If the cowboy hat could, in the wrong hands (eg. Bush’s), be seen as a symbol of Red State patriotism, Day explains that it’s also a big part of gay culture, as seen in artist Tom of Finland’s work, for example. “The cowboy is definitely one of those sexual pinup types that we’re drawn to,” he says. Growing up wanting to wear women’s clothes, this was a compromise. “The heteronormative kind of fancy dress costume for me was the cowboy outfit,” says Day. “It became my childhood go-to.” In 2023, Day has leveled up the cowboy hat by wearing it with a suit. “A flashy cut off short is fun but I really like it [more formal].”

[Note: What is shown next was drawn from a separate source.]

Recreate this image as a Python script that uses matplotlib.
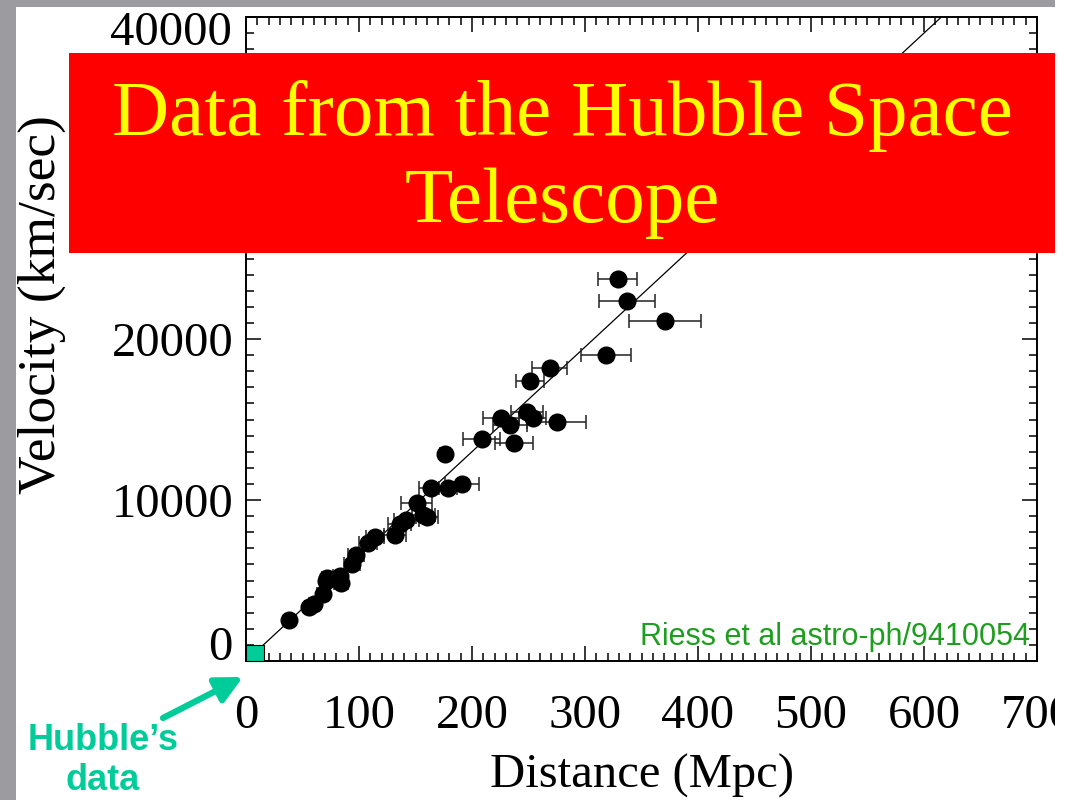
import matplotlib
matplotlib.use("Agg")
import matplotlib.pyplot as plt
from matplotlib.patches import Rectangle
from matplotlib.ticker import MultipleLocator, FuncFormatter

# Riess et al: distance (Mpc), velocity (km/s), distance error (Mpc)
distance = [38, 56, 60, 68, 71, 72, 83, 84, 94, 97, 108, 114,
            132, 136, 142, 151, 157, 160, 164, 179, 191, 176,
            208.5, 226, 234, 237.4, 248.4, 253.7, 275, 251.3, 269,
            318.6, 329, 337, 370.8]
velocity = [2550, 3380, 3520, 4150, 4950, 5150, 5250, 4850, 6050, 6600, 7300, 7700,
            7850, 8500, 8750, 9830, 9050, 8950, 10720, 10720, 11010, 12860,
            13770, 15070, 14660, 13560, 15480, 15070, 14820, 17390, 18210,
            19000, 23710, 22370, 21130]
dist_err = [3, 4, 4, 5, 5, 5, 6, 6, 7, 7, 8, 8,
            10, 10, 11, 14, 10, 10, 11, 8, 15, 4,
            16.5, 16, 15, 16.7, 14, 12, 26, 12.8, 15.5,
            22, 17.4, 25, 31.5]

H0 = 65  # slope of the fitted line, km/s/Mpc
fit_x = [0, 700]
fit_y = [0, H0 * 700]

serif = ['Liberation Serif', 'DejaVu Serif']
sans = ['Liberation Sans', 'DejaVu Sans']

fig = plt.figure(figsize=(10.69, 8), dpi=100, facecolor='white')
ax = fig.add_axes([246/1069, 1 - 661/800, (1037-246)/1069, (661-17)/800])

ax.plot(fit_x, fit_y, color='black', lw=0.9, zorder=2)
ax.errorbar(distance, velocity, xerr=dist_err, fmt='o', color='black',
            ms=12, ecolor='#222222', elinewidth=1.1, capsize=5, capthick=1.1, zorder=3)

# Hubble's own data range
ax.add_patch(Rectangle((0, 0), 16, 1000, facecolor='#00cc99', edgecolor='black',
                       lw=0.8, zorder=4, clip_on=False))

ax.set_xlim(0, 700)
ax.set_ylim(0, 40000)
ax.xaxis.set_major_locator(MultipleLocator(100))
ax.xaxis.set_minor_locator(MultipleLocator(10))
ax.yaxis.set_major_locator(MultipleLocator(10000))
ax.yaxis.set_minor_locator(MultipleLocator(1000))
# end labels of the y axis are drawn by hand, nudged inwards
ax.yaxis.set_major_formatter(FuncFormatter(
    lambda v, p: '' if v in (0, 40000) else '%d' % v))
ax.tick_params(which='both', direction='in', top=True, right=True, width=1.1)
ax.tick_params(which='major', length=11)
ax.tick_params(which='minor', length=5.5)
ax.tick_params(axis='x', which='major', pad=24)
ax.tick_params(axis='y', which='major', pad=9)
for lab in ax.get_xticklabels() + ax.get_yticklabels():
    lab.set_family(serif)
    lab.set_fontsize(35)
for sp in ax.spines.values():
    sp.set_linewidth(1.4)

for val, dy in [(0, 13), (40000, -16)]:
    ax.annotate('%d' % val, xy=(0, val), xycoords=('axes fraction', 'data'),
                xytext=(-14, dy), textcoords='offset pixels', family=serif,
                fontsize=35, ha='right', va='center', annotation_clip=False)

ax.set_xlabel('Distance (Mpc)', family=serif, fontsize=35, labelpad=11)
ax.set_ylabel('Velocity (km/sec)', family=serif, fontsize=38.5)
ax.yaxis.set_label_coords((66 - 246) / 791, (661 - 305) / 644)

ax.text(694, 990, 'Riess et al astro-ph/9410054', family=sans, fontsize=22,
        color='#1e9e1e', ha='right', va='baseline', zorder=5)

# stone-coloured slide edges
fig.patches.append(Rectangle((0, 0), 16/1069, 1, transform=fig.transFigure,
                             facecolor='#9c9ba0', edgecolor='none', zorder=1))
fig.patches.append(Rectangle((0, 793/800), 1, 7/800, transform=fig.transFigure,
                             facecolor='#9c9ba0', edgecolor='none', zorder=1))

# red title banner
fig.patches.append(Rectangle((69/1069, 1 - 253/800), (1055-69)/1069, 200/800,
                             transform=fig.transFigure, facecolor='#ff0000',
                             edgecolor='none', zorder=5))
fig.text(562/1069, 1 - 135/800, 'Data from the Hubble Space', family=serif,
         fontsize=57, color='#ffff00', ha='center', va='baseline', zorder=6)
fig.text(562/1069, 1 - 222/800, 'Telescope', family=serif,
         fontsize=57, color='#ffff00', ha='center', va='baseline', zorder=6)

# white strip on the right clips the last tick label
fig.patches.append(Rectangle((1055/1069, 0), 14/1069, 1, transform=fig.transFigure,
                             facecolor='white', edgecolor='none', zorder=7))

# Hubble's data arrow and label
ax.annotate('', xy=(243/1069, 123/800), xytext=(163/1069, 82/800),
            xycoords='figure fraction', textcoords='figure fraction',
            arrowprops=dict(arrowstyle='-|>,head_length=0.8,head_width=0.4',
                            mutation_scale=20, lw=4.5, color='#00cc99',
                            shrinkA=0, shrinkB=0),
            annotation_clip=False)
fig.text(103/1069, 1 - 740/800, 'Hubble\u2019s', family=sans, fontsize=26,
         fontweight='bold', color='#00cc99', ha='center', va='center')
fig.text(103/1069, 1 - 780/800, 'data', family=sans, fontsize=26,
         fontweight='bold', color='#00cc99', ha='center', va='center')

fig.savefig('out.png', dpi=100, facecolor='white')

Fanbases, by and large, have not got this memo. They’re worn with abandon by the Harries, who are known for their “go big or go home” approach to dressing up. “On Sign of the Times, he has the line ‘Welcome to the final show /Hope you’re wearing your best clothes’,” says Zsusza. “It’s only fitting that the fans dress up for him the way he does for us like every single time. There are really no limits to what you could wear. It’s a really, really good vibe.”
At Beyoncé concerts, fans add corsets, silver and catsuits so tight they could be used for green screens. Beyoncé herself is always intentional with what she wears, so she might well be referencing both Black cowboys and LGBTQI+ culture with her hat. But Malandro thinks, as a concert accessory, the cowboy hat’s not that deep. “You could wear it to make a political statement but it also happens to make most outfits look really hot,” she says. “I think at this point, in the age of vanity, that’s what it represents for most people.”